Today, outstanding Treasury debt stands at $9.1 trillion, an increase of $4.2 trillion since the big bailout began, most of which occurred under Geithner, though it started under Hank Paulson, who in 2007 and recently on Tim's behalf, has used all of Geithner's current arsenal of reasons to request a sizeable debt cap increase. All of it, allegedly to avoid a Depression and propel us to what has been deemed a slow recovery by none other than the Treasury Department, the White House and the Federal Reserve.
Geithner can (and will) keep pretending that this seismic debt increase was a requirement to fix our main economy, even though the actual fiscal stimulus package of the Obama administration accounts for only 18% of this increase, so the numbers just don’t fly. Indeed, they only make sense if you take into consideration other diversions, like the $1.37 trillion of Treasuries, about a trillion of which is in excess bank reserves, and the nearly $1 trillion of mortgage-related securities parked at the Fed, the $142 billion of mortgage-related assets at the Treasury deparment, and various remaining FDIC guaranteed bank debt hangover from the bailout period, and sundries like JPM Chase’s ongoing Fed backing for its Bear Stearns’s acquisition.
Meanwhile, our debt interest will be more than $430 billion this year, or more than ten times the amount being quibbled about by the elected partisan politicians that are debating it, as the value of our debt and debt-worthiness diminishes.
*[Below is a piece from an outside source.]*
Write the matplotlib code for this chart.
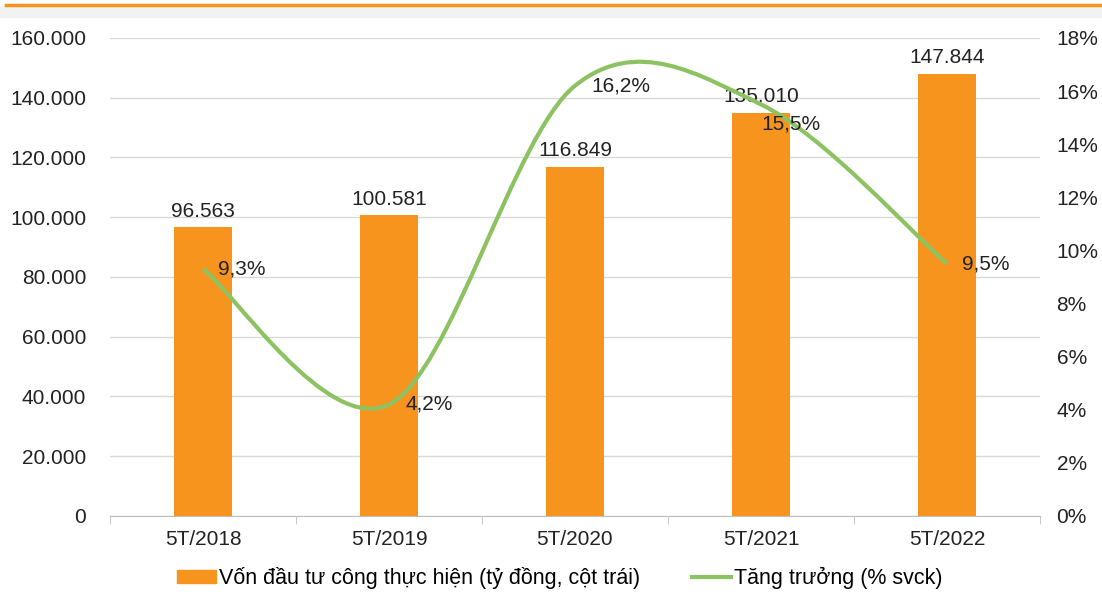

Anyone can make promises that at some time in the future, some of any budget will be more in check, or even that unicorns will overtake the oval office and do a better job running the economy, but the fact remains – misguided, larcenous policies created a boatload of debt to float a financial system that continues to suck us dry (near zero borrowing costs from non-zero lending through mortgage, personal loans, credit cars, or whatever), and until this fact is given even an iota of a percentage of the time that the smaller bantering is given, we will continue to sink further into a financial abyss of the Fed’s, Treasury department’s, bi-partisan Congress’ and executive leadership’s making, no matter who’s in charge. For now, there are those excess reserves at the Fed - just saying.